Fortunately, debt doesn’t have to be a marriage-killer, as long as both partners keep an open mind and open lines of communication about it. Follow these four tips and you’ll discover that you and your spouse can indeed overcome debt, and the journey may even bring you two closer together.
Tip #1: Absolute Honesty
According to marital experts, absolute honesty is one of the essentials to a healthy marriage (http://www.marriagebuilders.com/graphic/mbi3900_honesty.html). From a financial perspective, that means being honest about everything related to spending, earning and paying: your income, your regular expenses, your “treat myself” expenses, your existing debts (including interest rates) and more. Lay it all on the table for your partner to see. This is more than just an exercise in trust and communication; without this crucial step, you won’t be able to get the complete big picture regarding your debt and your ability to pay it off.
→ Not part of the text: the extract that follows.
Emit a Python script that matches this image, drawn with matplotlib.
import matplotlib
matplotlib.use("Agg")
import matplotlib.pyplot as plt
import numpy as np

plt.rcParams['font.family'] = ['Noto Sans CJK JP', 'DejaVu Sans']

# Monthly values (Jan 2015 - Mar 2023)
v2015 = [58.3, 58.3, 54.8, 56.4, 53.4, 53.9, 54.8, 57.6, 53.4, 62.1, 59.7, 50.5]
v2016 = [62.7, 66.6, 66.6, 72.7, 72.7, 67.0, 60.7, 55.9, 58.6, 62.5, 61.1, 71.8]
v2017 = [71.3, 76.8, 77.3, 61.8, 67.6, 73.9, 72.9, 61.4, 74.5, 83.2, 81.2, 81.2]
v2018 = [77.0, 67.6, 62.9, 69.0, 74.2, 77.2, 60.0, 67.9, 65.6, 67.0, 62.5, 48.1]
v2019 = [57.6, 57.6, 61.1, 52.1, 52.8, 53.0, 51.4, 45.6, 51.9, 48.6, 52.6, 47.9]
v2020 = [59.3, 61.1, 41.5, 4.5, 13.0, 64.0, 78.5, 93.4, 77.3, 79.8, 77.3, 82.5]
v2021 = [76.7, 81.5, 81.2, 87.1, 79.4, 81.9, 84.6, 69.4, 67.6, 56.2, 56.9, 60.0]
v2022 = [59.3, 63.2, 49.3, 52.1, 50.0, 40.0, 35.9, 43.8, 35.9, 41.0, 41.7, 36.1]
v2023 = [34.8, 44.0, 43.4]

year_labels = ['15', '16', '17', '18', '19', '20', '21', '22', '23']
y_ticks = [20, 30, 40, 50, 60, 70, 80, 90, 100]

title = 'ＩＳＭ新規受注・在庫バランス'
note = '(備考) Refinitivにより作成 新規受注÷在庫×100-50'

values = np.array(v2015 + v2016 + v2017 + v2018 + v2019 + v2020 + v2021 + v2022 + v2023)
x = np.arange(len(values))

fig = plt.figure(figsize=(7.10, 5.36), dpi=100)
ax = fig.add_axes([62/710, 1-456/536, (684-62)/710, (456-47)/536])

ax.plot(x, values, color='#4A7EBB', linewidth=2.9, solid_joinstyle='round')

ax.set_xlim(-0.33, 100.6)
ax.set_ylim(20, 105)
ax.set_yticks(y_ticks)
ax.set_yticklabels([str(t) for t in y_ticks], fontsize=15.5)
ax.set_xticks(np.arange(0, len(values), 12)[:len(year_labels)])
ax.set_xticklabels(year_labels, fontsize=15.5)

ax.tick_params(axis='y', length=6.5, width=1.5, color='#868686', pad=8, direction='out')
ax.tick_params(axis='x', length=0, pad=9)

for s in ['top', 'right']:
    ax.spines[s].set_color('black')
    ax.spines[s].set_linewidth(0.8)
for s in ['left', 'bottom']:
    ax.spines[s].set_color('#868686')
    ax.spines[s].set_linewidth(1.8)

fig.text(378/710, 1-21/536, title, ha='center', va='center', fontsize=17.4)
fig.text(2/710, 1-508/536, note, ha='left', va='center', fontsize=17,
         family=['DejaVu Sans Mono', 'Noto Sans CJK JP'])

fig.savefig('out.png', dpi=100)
Tip #2: Know There Will Be Sacrifices
Some of us live real lean, with minimal expenses and smart budgeting. Those people probably won’t experience much of a life change if they engage in a debt payoff plan. Most of us aren’t like that, though, which means that in order to pay off debts, there will be some level of sacrifice. This may be small, like one fewer dinner out a month, or it may be large, like canceling extra services and subscriptions. Either way, sacrifice is part of the journey to a debt-free life, and learning to accept that early on makes crafting a budget and plan much easier to kick-off and succeed.
Tip #3: Know the Rules
Depending on what state you live in, the responsibility of pre-marriage debt may belong only to the originator or it may become communal property. For some of you, that may not matter and as a couple, you’ve already decided how to handle things. For others, this will be a very important discussion regarding how to move forward. Regardless, it’s worth it to learn about your state’s property rules. In addition, you should also look up the specifics about the interest rates and penalties for any debt accounts. That specific information will help you formulate a prioritization plan.
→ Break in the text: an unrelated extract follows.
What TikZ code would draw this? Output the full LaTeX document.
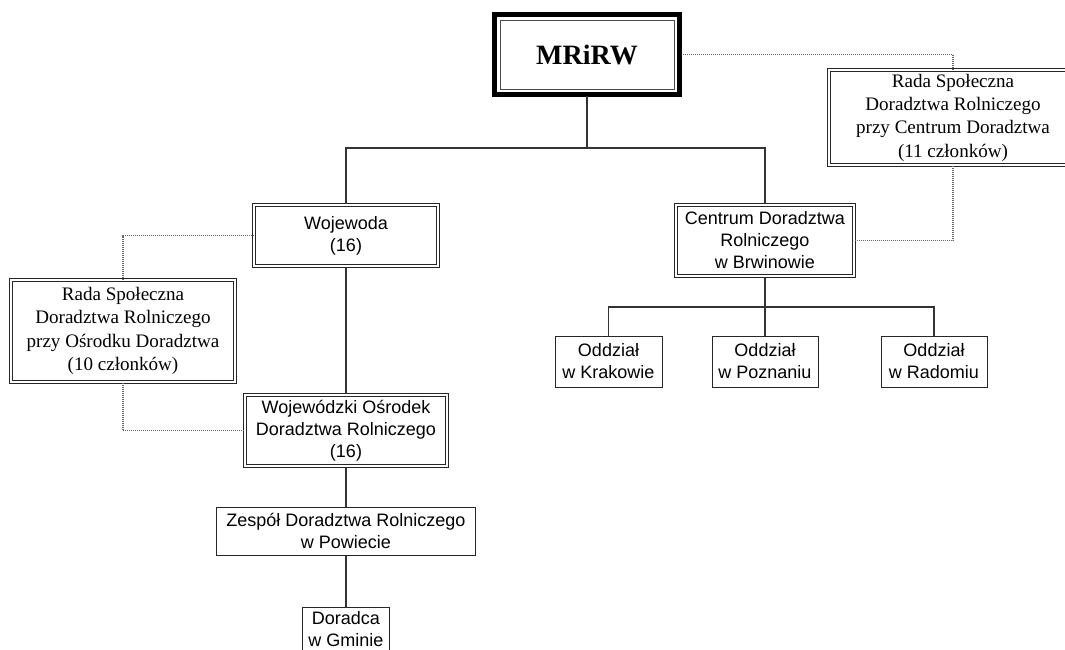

Tip #4: Make a Realistic Plan
When the above tips have been handled and you’re both on the same page, then it’s time to make a plan. The plan should include your expected budget, expenses, acceptable timeline and pay-down options (such as using zero-percent transfer checks or taking weekend jobs). There are many different variables involved with those items but one consistent item should be your go-to starting point with each of those: you need to be realistic. The above tips will help you to be grounded and realistic, but sometimes it’s hard to let that sink in when you actually sit down and plan. It can be easy to get overzealous and commit to impossible goals. It can also be easy to feel overwhelmed and get into an emotional valley. Be realistic and work together; the only way you get through this is walking through it step by step.
Just because one or both of you are in debt, it doesn’t mean that your marriage is bound for strife. Discussing finances can be tricky and uncomfortable, and the debt part of it can bring feelings of frustration, shame and remorse. Remember that you’re in it together and keep an open mind. By doing that, as well as using the four tips above, you’ll be able to come up with a sound strategy for eliminating debt. More importantly, you’ll survive the crucible of debt and have a stronger, more confidant relationship on the path to happily ever after.